Diehl also doesn't bother to explain exactly why the American people should continue to expend vast amounts of money, prestige and blood to take sides in these interminable and often incomprehensible conflicts in the Middle East. The neocons simply behave as if every American should understand why a Shiite-dominated regime is so much more objectionable than a Sunni one; why an absolute monarchy like Saudi Arabia is preferable to a limited democracy like Iran; and why Israel has some fundamental right to possess East Jerusalem and other Palestinian lands.

For many Americans, it's perhaps even harder to understand why the likes of Jackson Diehl and his boss, editorial-page editor Fred Hiatt, continue to reign over the Washington Post's editorial section more than a decade after they helped guide the American people into the disastrous war in Iraq.

Not only has there been no accountability for their journalistic errors, including reporting Saddam Hussein's alleged possession of WMDs as "flat fact" when it was no fact at all, but also none for the ugly character assassination against war critics, such as former U.S. Ambassador Joseph Wilson whose wife, CIA officer Valerie Plame, saw her career destroyed when the Bush administration exposed her identity on the Post's op-ed pages and Hiatt then kept up a years-long campaign to destroy Wilson's reputation. [See Consortiumnews.com's "Why WPost's Hiatt Should Be Fired."]
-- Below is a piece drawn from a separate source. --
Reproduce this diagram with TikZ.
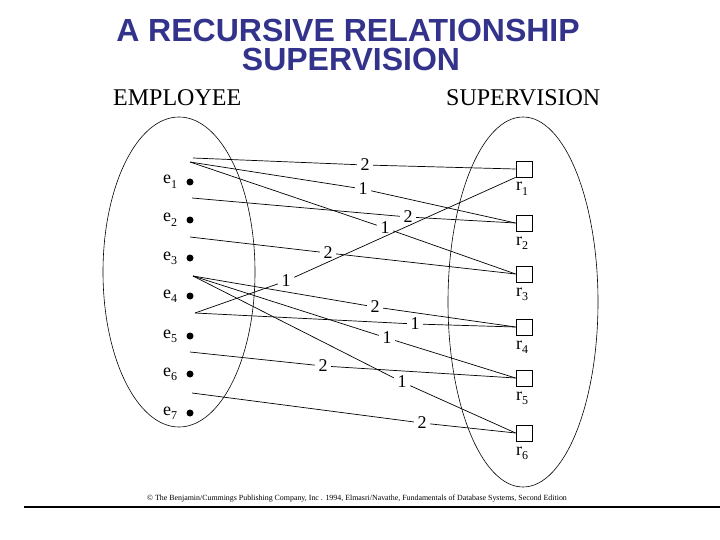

Beyond no accountability at the Post, there appear to have been no lessons learned. Hiatt, Diehl and the other neocons simply continue to place the policy desires of Israel, in particular, and now its new buddy, Saudi Arabia, above the foreign policy of the U.S. government and above the interests of the American people.

In the early years of the Republic, Presidents George Washington and John Adams warned against the dangers of "entangling alliances" that could draw the United States into faraway and expensive conflicts that would drain the Treasury and create unnecessary enemies. In his Farewell Address, Washington saw the risk of foreign influence coming not only from adversaries but from allies who would seek to twist American domestic opinion in their favor.

Washington warned: "The great rule of conduct for us, in regard to foreign nations, is in extending our commercial relations, to have with them as little political connection as possible. Europe has a set of primary interests, which to us have none, or a very remote relation. Hence she must be engaged in frequent controversies the causes of which are essentially foreign to our concerns. Hence, therefore, it must be unwise in us to implicate ourselves, by artificial ties, in the ordinary vicissitudes of her politics, or the ordinary combinations and collisions of her friendships or enmities."

Those early warnings seem particularly prescient today regarding the Middle East, given the extensive and expensive efforts by Israel and Saudi Arabia to win favor in Official Washington through lobbying, propaganda and financial favors doled out to many influential Americans.

While Israel's skills at lobbying and propaganda are renowned, Saudi Arabia also can throw its weight around through its ownership of American debt, its ability to manipulate oil prices and its stakes in major U.S. corporations, including in the powerful Wall Street financial sector.

Now that these two longtime rivals, Israel and Saudi Arabia, have formed a behind-the-scenes alliance - joining together on key regional issues such as countering Iranian influence, subverting the Assad regime in Syria, and backing the military coup in Egypt - the Obama administration finds itself confronting an imposing phalanx of political and economic clout.